Heels, Makeup, and Earrings: Japanese Company Rules on Clothing and Appearance


As a Japanese online movement targets company rules forcing women to wear high heels, what do employees think about rules on clothing and appearance?

In a recent survey on gender differences in company regulations conducted by the Japanese Trade Union Confederation (Rengo), 57.1% of respondents answered that they have rules on clothing and appearance at their workplace. Among those who indicated there were different rules for men and women, 22.6% said these were connected with clothing, 9.1% were on what colors could be worn, and 16.8% on what type of shoes.

The main rules included men being required to wear suits (19.4%), men having to wear ties (19.6%), men not being allowed to wear earrings (32.9%), and women having to wear makeup (15.1%).

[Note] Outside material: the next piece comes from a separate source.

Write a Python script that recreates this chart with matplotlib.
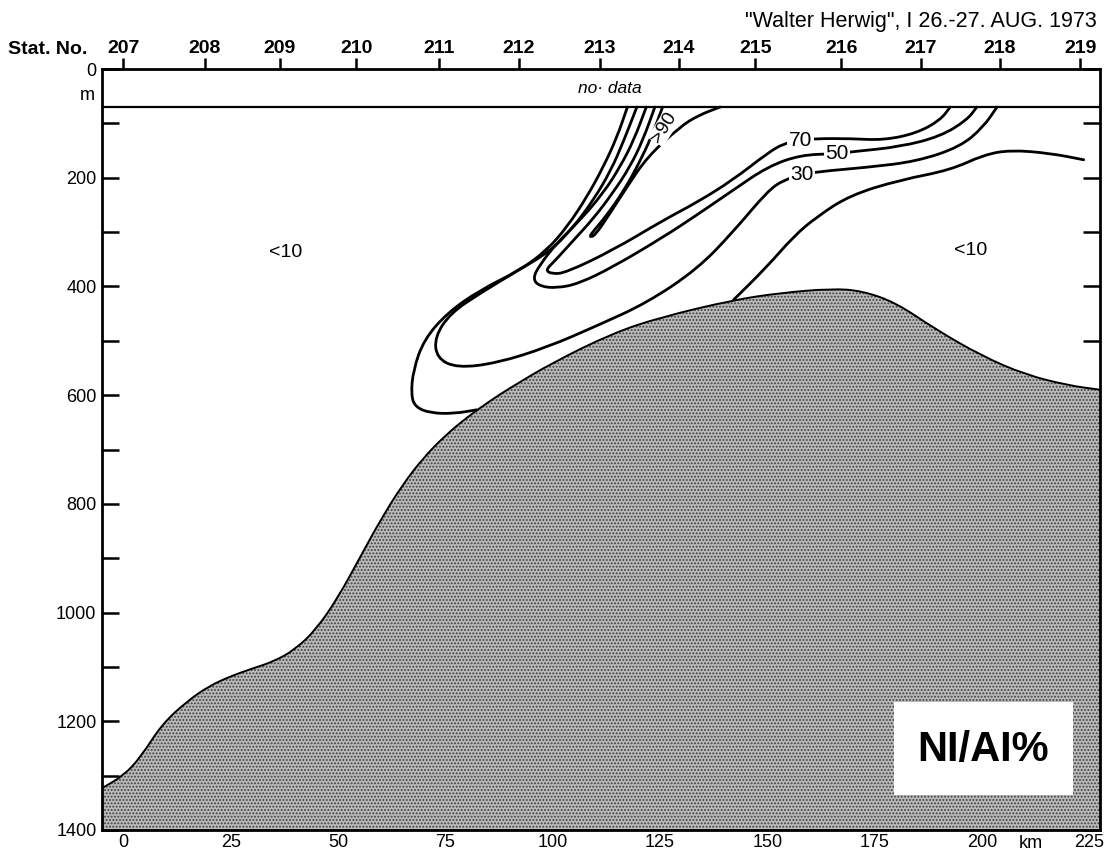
import matplotlib
matplotlib.use('Agg')
import matplotlib.pyplot as plt
from matplotlib.patches import Rectangle, PathPatch
from matplotlib.path import Path

plt.rcParams['font.family'] = ['Liberation Sans', 'DejaVu Sans']
plt.rcParams['hatch.linewidth'] = 0.9

# ---------------- data ----------------
stations = ['207', '208', '209', '210', '211', '212', '213', '214', '215', '216', '217', '218', '219']
station_km = [0.0, 18.9, 36.4, 54.2, 73.5, 92.1, 111.0, 129.4, 147.2, 167.2, 185.8, 204.2, 222.9]

km_ticks = [0, 25, 50, 75, 100, 125, 150, 175, 200, 225]
depth_major = [0, 200, 400, 600, 800, 1000, 1200, 1400]
depth_minor = [100, 300, 500, 700, 900, 1100, 1300]

# bottom topography (km, depth m)
bottom_km = [-5, 0, 4, 9, 15, 20, 25, 30, 35, 40, 45, 50, 55, 60, 65, 70, 75, 80, 85.5,
             90, 100, 114, 125, 142, 153, 165, 172, 180, 189, 200, 210, 220, 227.5]
bottom_depth = [1323, 1300, 1266, 1205, 1162, 1135, 1117, 1103, 1090, 1068, 1030, 972, 900, 828,
                765, 714, 674, 641, 610, 587, 540, 486, 457, 425, 412, 404, 408, 430, 478, 528,
                562, 582, 590]

no_data_depth = 70

# Ni/Al % isolines (km, depth)
c10_left_km = [117.4, 115.0, 111.8, 108.0, 103.4, 98.7, 92.4, 83.0, 75.4, 70.0, 67.5, 67.0, 68.0, 71.5, 77.0, 82.3]
c10_left_d = [70, 125, 180, 235, 290, 333, 370, 407, 449, 498, 554, 600, 622, 633, 634, 627]

c10_right_km = [223.7, 215.9, 206.6, 200.4, 192.6, 181.0, 169.3, 161.5, 156.1, 149.9, 142.1]
c10_right_d = [167, 155, 149, 158, 186, 204, 232, 272, 308, 364, 425]

c30_km = [119.6, 116.6, 113.6, 109.5, 104.9, 99.5, 91.0, 83.2, 76.2, 72.5, 73.0, 77.7, 87.0, 98.7,
          110.4, 122.0, 133.7, 142.0, 150.0, 153.8, 158.0, 161.5, 173.2, 184.8, 195.0, 200.4, 203.5]
c30_d = [70, 131, 186, 241, 290, 335, 375, 412, 449, 493, 532, 550, 541, 512,
         472, 430, 368, 300, 225, 204, 195, 189, 181, 170, 143, 106, 70]

c50_km = [121.8, 118.9, 115.7, 111.8, 106.4, 101.0, 97.0, 95.3, 97.0, 101.0, 106.0, 114.1, 125.8,
          133.7, 142.0, 150.0, 157.7, 166.0, 170.0, 181.0, 190.3, 196.5, 198.8]
c50_d = [70, 131, 180, 228, 278, 320, 360, 386, 400, 403, 395, 364, 309,
         268, 223, 180, 158, 156, 152, 143, 124, 94, 70]

c70_km = [123.8, 121.0, 118.0, 114.0, 109.5, 104.5, 100.5, 98.3, 99.8, 103.0, 114.1, 125.8, 133.7,
          142.0, 150.0, 153.8, 157.7, 161.5, 169.3, 177.1, 184.8, 190.3, 192.6]
c70_d = [70, 131, 180, 228, 275, 318, 353, 370, 377, 375, 333, 278, 245,
         204, 155, 137, 131, 128, 128, 131, 118, 94, 70]

c90_km = [125.6, 123.0, 120.0, 116.5, 112.5, 109.5, 108.5, 109.8, 113.4, 117.3, 122.0, 129.7, 134.0, 139.0]
c90_d = [70, 125, 175, 225, 270, 298, 309, 307, 265, 217, 162, 106, 85, 70]

isoline_labels = [('70', 157.7, 131, 0), ('50', 166.2, 156, 0), ('30', 158.0, 195, 0)]
region_labels = [('<10', 37.7, 337), ('<10', 197.3, 333)]


def smooth_path(xs, ys, close_bottom=None):
    """Quadratic-Bezier path using the read points as control points."""
    pts = list(zip(xs, ys))
    verts = [pts[0]]
    codes = [Path.MOVETO]
    mids = [((pts[i][0] + pts[i + 1][0]) / 2, (pts[i][1] + pts[i + 1][1]) / 2)
            for i in range(len(pts) - 1)]
    verts.append(mids[0])
    codes.append(Path.LINETO)
    for i in range(1, len(pts) - 1):
        verts += [pts[i], mids[i]]
        codes += [Path.CURVE3, Path.CURVE3]
    verts.append(pts[-1])
    codes.append(Path.LINETO)
    if close_bottom is not None:
        verts += [(xs[-1], close_bottom), (xs[0], close_bottom), pts[0]]
        codes += [Path.LINETO, Path.LINETO, Path.CLOSEPOLY]
    return Path(verts, codes)


# ---------------- figure ----------------
fig = plt.figure(figsize=(11.08, 8.58), dpi=100)
ax = fig.add_axes([102 / 1108, 1 - 830 / 858, 998 / 1108, 761 / 858])
ax.set_xlim(-5, 227.5)
ax.set_ylim(1400, 0)

# bottom
ax.add_patch(PathPatch(smooth_path(bottom_km, bottom_depth, close_bottom=1400),
                       facecolor='#bababa', edgecolor='#3c3c3c', hatch='.....', linewidth=0,
                       zorder=2))
ax.add_patch(PathPatch(smooth_path(bottom_km, bottom_depth), facecolor='none',
                       edgecolor='black', lw=1.4, zorder=3))

# no-data band
ax.axhline(no_data_depth, color='black', lw=1.6, zorder=4)
ax.text(113.4, 35, 'no· data', style='italic', fontsize=12.5, ha='center', va='center', zorder=5)

# isolines
for xs, ys in [(c10_left_km, c10_left_d), (c10_right_km, c10_right_d), (c30_km, c30_d),
               (c50_km, c50_d), (c70_km, c70_d), (c90_km, c90_d)]:
    ax.add_patch(PathPatch(smooth_path(xs, ys), facecolor='none', edgecolor='black', lw=2.0,
                           capstyle='round', zorder=4))

for txt, x, y, rot in isoline_labels:
    ax.text(x, y, txt, fontsize=15, ha='center', va='center', rotation=rot, zorder=6,
            bbox=dict(facecolor='white', edgecolor='none', pad=1.0))
ax.text(126.0, 108, '>90', fontsize=14, ha='center', va='center', rotation=58, zorder=6,
        bbox=dict(facecolor='white', edgecolor='none', pad=0.5))
for txt, x, y in region_labels:
    ax.text(x, y, txt, fontsize=14, ha='center', va='center', zorder=6)

# legend box
ax.add_patch(Rectangle((179.4, 1164), 41.9, 172, facecolor='white', edgecolor='none', zorder=5))
ax.text(200.3, 1252, 'NI/AI%', fontsize=30, fontweight='bold', ha='center', va='center',
        zorder=6)

# axes styling
for s in ax.spines.values():
    s.set_linewidth(2.0)
    s.set_zorder(7)
ax.set_yticks(depth_major)
ax.set_yticklabels([str(d) for d in depth_major])
ax.set_yticks(depth_minor, minor=True)
ax.set_xticks(km_ticks)
ax.set_xticklabels([str(k) for k in km_ticks])
ax.tick_params(axis='y', which='both', direction='in', length=12, width=1.8, labelsize=13,
               right=True, pad=4)
ax.tick_params(axis='x', which='major', direction='in', length=11, width=1.4, labelsize=13,
               pad=3, top=False)

sec = ax.secondary_xaxis('top')
sec.set_xticks(station_km, labels=stations, fontweight='bold')
sec.tick_params(direction='out', length=8, width=1.8, labelsize=14, pad=0.5)
sec.spines['top'].set_visible(False)

fig.text(8 / 1108, 1 - 50 / 858, 'Stat. No.', fontsize=14, fontweight='bold', ha='left',
         va='center')
fig.text(95 / 1108, 1 - 96 / 858, 'm', fontsize=13, ha='right', va='center')
fig.text(1097 / 1108, 1 - 22 / 858, '"Walter Herwig", I 26.-27. AUG. 1973', fontsize=15.5,
         ha='right', va='center')
fig.text(1031 / 1108, 1 - 844 / 858, 'km', fontsize=13, ha='center', va='center')

fig.savefig('out.png', dpi=100)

There were also rules on the height of heels for women in the workplaces of 19.4% of respondents.

When asked their opinions about rules on clothing and appearance, 49.8% of men and 60.0% of women answered that they felt basic rules were enough. Combined with those who answered these matters should be left to the individual and those who said there should be no rules at all, this amounted to around 70% of men and 80% of women.

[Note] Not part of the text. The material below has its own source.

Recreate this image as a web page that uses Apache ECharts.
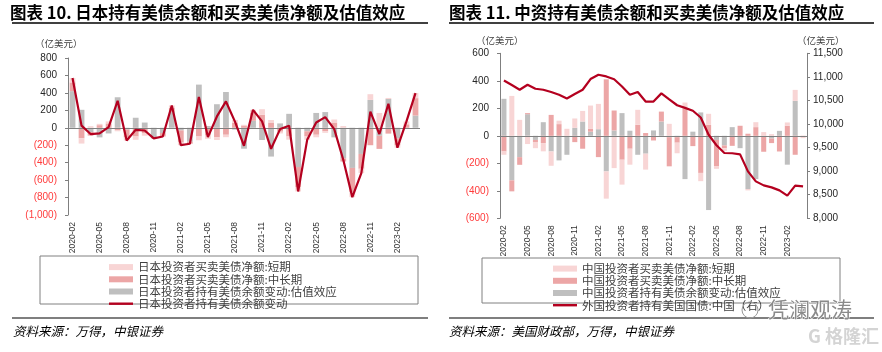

Where rules did differ by gender, more men than women felt that it was something that could not be helped, while more women wanted the same rules for everyone.

In 2019, momentum built to change the thinking that the rules are something that just have to be accepted. Thanks to freelance writer Ishikawa Yumi’s posting on Twitter, the #KuToo movement protesting about women being forced to wear high heels at work has spread nationally. This hashtag was so chosen as it is not only a nod to #MeToo, but also sounds like the Japanese words kutsu (shoes) and kutsū (pain).